Hey, you, COVID-19!

Mark Johnson | March 12, 2020

Two weeks ago, our church began new ways to “Pass the Peace” of Christ during worship.  Watching from the front, it was a typical and beautiful expression of Baptist individuality.  There were fist bumps, elbow shakes, waves and peace signs flashed and my favorite, now affectionally identified by us as, the “Holy Hollywood Air Kiss.” Quickly, things have changed and are now far more serious.  As we watch the spread of confirmed cases of COVID-19 all over the world and experience the sobering realities of mass cancelations of travel, meetings, and gatherings both large and small, we seek to ready ourselves for an uncertain future that is changing day-by-day and moment-by-moment.

Faced with such legitimate concerns, our church has responded with a sincere desire to use this crisis as an opportunity to extend our care and love for one another while taking necessary precautions to protect the safety and health of our most vulnerable and at-risk populations.

First, we are moving our 11 a.m Sunday Worship Service to our online YOUTUBE live stream channel (see the website for our link).  We don’t know how long this will be necessary and we will make decisions each week trying to let you know as soon as we are able.
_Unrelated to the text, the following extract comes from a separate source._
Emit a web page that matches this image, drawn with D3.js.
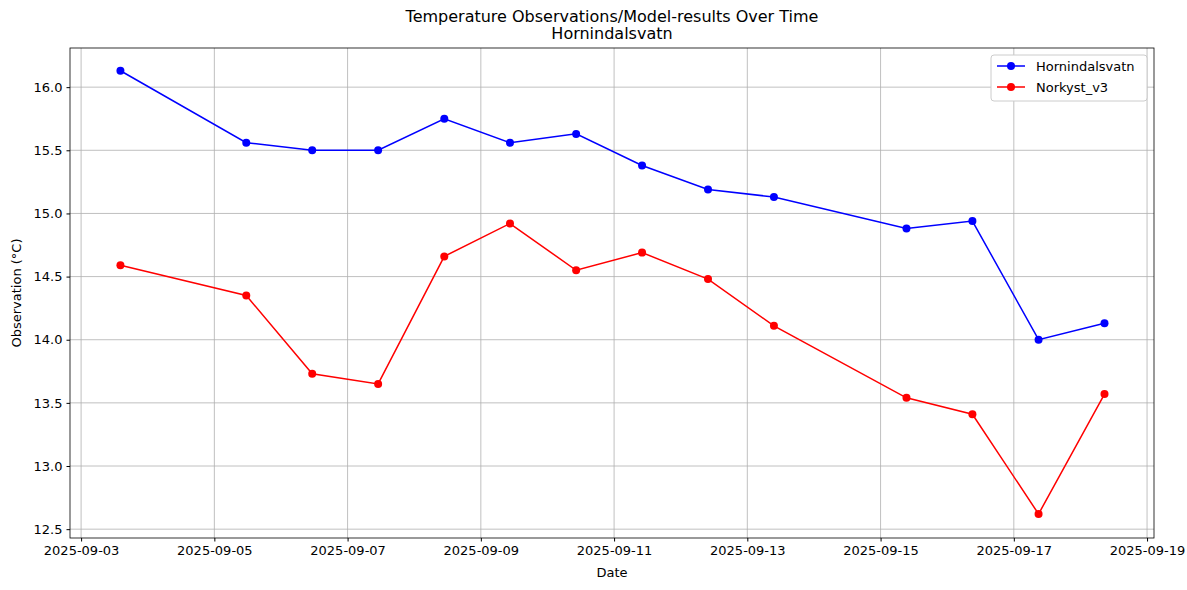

In the meantime, we encourage your faithful attendance online.  You can watch the service(s) live or later at your convenience.   The service will be shorter than usual, broadcast live from our sanctuary and tailored for this format.  It will provide an opportunity for you to respond in real-time to one another (you know, like passing notes in church, only everyone can read them!). If you don’t know how to do any of this, please send an email to info@lexcentral.com and we can talk you through it.

As you watch, use this time to offer up your concerns.  Lean on your faith.  Be engaged by taking notes or closing your eyes to just listen.  Remember to pray for another.  Prayer knows no separation of time or distance.  It may be more challenging to stay connected, but we can do it with our combined and focused effort.  This format can be worshipful, but it will require more intentionality than what we normally bring to watching TV.  If you can, please don’t forget your giving.  There are links on our website to help you.

Next, we are encouraging you to stay connected to one another by way of that good ol’ fashioned invention called the telephone (it’s an app… on your smartphone).  We are surrounded by so many text messages, emails, postings and newsfeeds on social media, it might actually be nice to finally hear a real human voice speaking directly to you on the phone.  Use this time to pick up the phone and check-in on one another.   Our deacons are committed to help stay up to date with our needs.  Pass along anything you feel they (or me, or any of our staff) need to know.  We can improve our caring and communication pathways by revisiting this once familiar practice we may have long forgotten.  Social distancing does not need to equal social disengagement.

We are also trying to stay diligent in accessing any local needs or collection drives (toilet paper anyone?) that may need our sponsoring or promotion.  For example, we are concerned about school children with adequate food if our schools are canceled.  We are aware that many health and benevolence agencies may experience a surge in need and will need the community’s support.  As these needs become known, we will do our best to respond.

Finally, we hope to stay hopeful, compassionate and cooperative.  Like you, I’m hoping this virus will not spread as widely as we fear.  But I am bracing myself for the first name that belongs to someone I personally know who may be tested presumptively positive.  I’m fearing the day when that first fatality may visit my shore.  But this crisis is greater than my social network.  It will impact thousands, if not millions once you consider those who are not only health compromised, but also economically vulnerable and hurting.

It may be easy to start feeling discouraged. If not yet, we may soon start feeling frustrated and very angry.  We may, quite literally, want to dig deeper into our holes, bury our heads and just wait for the storm to pass over us or take us on to our final, eternal home.

Or we can be the church.  We can be ready to bring food to the elderly neighbor who is afraid to go to the grocery store.  We can call the family member banned from visiting their loved one in the nursing home and tell them we understand and are sorry.  We can say thank you to a doctor, nurse or paramedic who may be asked to do their life-saving jobs without proper protections or equipment.  We can slip a check in the mail for the struggling family finding it hard to make ends meet or the person who was just laid off from a service industry job.  We can increase our giving to the causes that need us.  We can teach our children how to be strong in a crisis by resisting what may become a pandemic of fear. We can pray for the vulnerable and ask God to deliver us and them, even when we don’t know how or when God will do so.   We can use our added time to stay home to grow more deeply into our spiritual lives.  In these ways and so many others, we will experience the love of Christ.

For now, the building may be closed, but the church is still open.  Perhaps, with a little creativity and determination, we will discover how to get outside our walls and past our comfortable habits, in order to be the church renewed, reformed and reforming all over again.